What does "$S\times S\rightarrow R$

Question

In the textbook, Mathematical Methods and Algorighms for Signal Processing, Tood K. Moon, the $\mathbf{inner\;product}$ is defined it is a function $\langle\cdot,\cdot\rangle:S\times S\rightarrow R$ when $S$ is a vector space defined over a scalar field $R$. What does $S\times S\rightarrow R$ mean? I just know that inner product means like $x^Ty$ making some It is not intuitive to understand for me. Thank you.

Answer 1

It means that the inner product is simply a binary operation.
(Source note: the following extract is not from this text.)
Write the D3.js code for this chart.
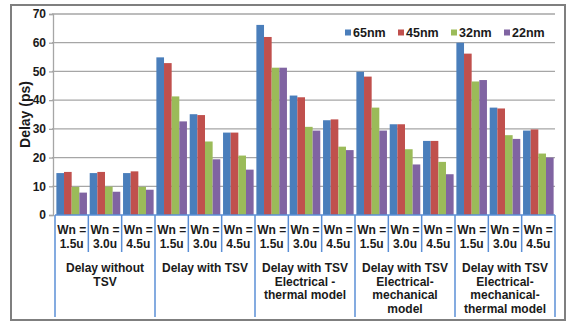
<!DOCTYPE html>
<html>
<head>
<meta charset="utf-8">
<script src="https://cdn.jsdelivr.net/npm/d3@7"></script>
<style>
  html, body { margin: 0; padding: 0; background: #fff; }
  svg { display: block; font-family: "Liberation Sans", Arial, sans-serif; }
</style>
</head>
<body>
<svg id="chart" width="567" height="322"></svg>
<script>
// Sub-category (transistor width) labels, one per bar cluster
const widths = ["1.5u", "3.0u", "4.5u"];
// Delay model groups, each spanning three width clusters
const groups = [
  ["Delay without", "TSV"],
  ["Delay with TSV"],
  ["Delay with TSV", "Electrical -", "thermal model"],
  ["Delay with TSV", "Electrical-", "mechanical", "model"],
  ["Delay with TSV", "Electrical-", "mechanical-", "thermal model"]
];
const seriesNames = ["65nm", "45nm", "32nm", "22nm"];
// Delay in ps per cluster (5 groups x 3 widths)
const d65 = [14.6, 14.6, 14.6, 54.9, 35.1, 28.7, 66.2, 41.6, 33.0, 49.9, 31.6, 25.8, 60.0, 37.4, 29.4];
const d45 = [15.0, 15.0, 15.2, 52.9, 34.8, 28.7, 62.0, 41.0, 33.3, 48.2, 31.6, 25.8, 56.2, 37.1, 29.8];
const d32 = [9.8, 9.9, 9.8, 41.3, 25.6, 20.7, 51.3, 30.7, 23.8, 37.4, 22.9, 18.5, 46.5, 27.8, 21.4];
const d22 = [7.8, 8.1, 8.8, 32.6, 19.4, 15.8, 51.3, 29.4, 22.6, 29.4, 17.6, 14.2, 47.0, 26.5, 20.0];
const yTicks = [0, 10, 20, 30, 40, 50, 60, 70];

const series = [d65, d45, d32, d22];
const colors = ["#4a7ebb", "#c0504d", "#9bbb59", "#8064a2"];
const sepColor = "#5b8fd6";

const svg = d3.select("#chart");
const plotL = 55, plotR = 555, plotT = 14, plotB = 215;

// outer frame
svg.append("rect")
  .attr("x", 11).attr("y", 5).attr("width", 554).attr("height", 315)
  .attr("fill", "none").attr("stroke", "#7f7f7f").attr("stroke-width", 2);

const clusters = d3.range(groups.length * widths.length);
const x = d3.scaleBand().domain(clusters).range([plotL, plotR]).paddingInner(0).paddingOuter(0);
const xs = d3.scaleBand().domain(d3.range(series.length)).range([0, x.bandwidth()]).paddingOuter(0.18).paddingInner(0);
const y = d3.scaleLinear().domain([0, 70]).range([plotB, plotT]);

// gridlines
svg.append("g").selectAll("line").data(yTicks.filter(t => t > 0)).join("line")
  .attr("x1", plotL - 3).attr("x2", plotR)
  .attr("y1", d => y(d)).attr("y2", d => y(d))
  .attr("stroke", "#a6a6a6").attr("stroke-width", 1.3);

// y axis
const yAxis = svg.append("g").attr("transform", `translate(${plotL - 2},0)`)
  .call(d3.axisLeft(y).tickValues(yTicks).tickSize(4).tickPadding(3));
yAxis.select(".domain").attr("stroke", "#a6a6a6").attr("stroke-width", 1.3);
yAxis.selectAll(".tick line").attr("stroke", "#a6a6a6").attr("stroke-width", 1.3);
yAxis.selectAll(".tick text")
  .attr("font-size", 12).attr("font-weight", "bold").attr("fill", "#1a1a1a")
  .attr("font-family", "'Liberation Sans', Arial, sans-serif");

// y title
svg.append("text")
  .attr("transform", `translate(25,${(plotT + plotB) / 2}) rotate(-90)`)
  .attr("text-anchor", "middle").attr("dominant-baseline", "central")
  .attr("font-size", 14).attr("font-weight", "bold").attr("fill", "#1a1a1a")
  .text("Delay (ps)");

// bars
series.forEach((vals, si) => {
  svg.append("g").selectAll("rect").data(vals).join("rect")
    .attr("x", (d, i) => x(i) + xs(si))
    .attr("width", xs.bandwidth())
    .attr("y", d => y(d))
    .attr("height", d => y(0) - y(d))
    .attr("fill", colors[si]);
});

// x axis line
svg.append("line")
  .attr("x1", plotL).attr("x2", plotR).attr("y1", plotB).attr("y2", plotB)
  .attr("stroke", sepColor).attr("stroke-width", 1.5);

// separators: short between width clusters, long between groups
const bounds = d3.range(clusters.length + 1);
svg.append("g").selectAll("line").data(bounds).join("line")
  .attr("x1", i => i < clusters.length ? x(i) : plotR)
  .attr("x2", i => i < clusters.length ? x(i) : plotR)
  .attr("y1", plotB)
  .attr("y2", i => i % widths.length === 0 ? 317 : 252)
  .attr("stroke", sepColor).attr("stroke-width", 1.5);

// width labels
const wl = svg.append("g").selectAll("g").data(clusters).join("g")
  .attr("transform", i => `translate(${x(i) + x.bandwidth() / 2},0)`);
wl.append("text").attr("y", 234).attr("text-anchor", "middle")
  .attr("font-size", 12).attr("font-weight", "bold").attr("fill", "#1a1a1a")
  .text("Wn =");
wl.append("text").attr("y", 248).attr("text-anchor", "middle")
  .attr("font-size", 12).attr("font-weight", "bold").attr("fill", "#1a1a1a")
  .text(i => widths[i % widths.length]);

// group labels
groups.forEach((lines, gi) => {
  const cx = x(gi * 3) + x.bandwidth() * 1.5;
  const t = svg.append("text").attr("text-anchor", "middle")
    .attr("font-size", 12).attr("font-weight", "bold").attr("fill", "#1a1a1a");
  lines.forEach((ln, li) => {
    t.append("tspan").attr("x", cx).attr("y", 272 + li * 13.6).text(ln);
  });
});

// legend
const legendX = [345, 398, 451, 504];
const lg = svg.append("g").selectAll("g").data(seriesNames).join("g")
  .attr("transform", (d, i) => `translate(${legendX[i]},33)`);
lg.append("rect").attr("x", 0).attr("y", -3.5).attr("width", 6).attr("height", 6)
  .attr("fill", (d, i) => colors[i]);
lg.append("text").attr("x", 8).attr("y", 0).attr("dominant-baseline", "central")
  .attr("font-size", 12.5).attr("font-weight", "bold").attr("fill", "#1a1a1a")
  .text(d => d);
</script>
</body>
</html>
Given any two elements of $S$ as input, the inner product will somehow convert the ordered pair into a new element that belongs in $R$ as output.

For example, take $S = \mathbb R^2$ and $R = \mathbb R$. Then using the dot product as our inner product, we have for example that: $$ \left\langle \underbrace{\begin{bmatrix} 1 \\ 3 \end{bmatrix}}_{\in ~ \mathbb R^2} , \underbrace{\begin{bmatrix} 4 \\ 2 \end{bmatrix}}_{\in ~ \mathbb R^2} \right\rangle = \underbrace{10}_{\in ~ \mathbb R} $$

Answer 2

The inner product that you know is an example of an inner product. It is a function which assigns a pair $(v,w)$ to an element in $R$, satisfying some axioms. The notation $S \times S \to R$ means in this case, that this is a function from the cartesian product (which consists of elements $(v,w) \in S \times S$ to the field $R$. But instead of writing $f: S \times S \to R$ and $f(v,w)$ we want to write $\langle v, w \rangle$.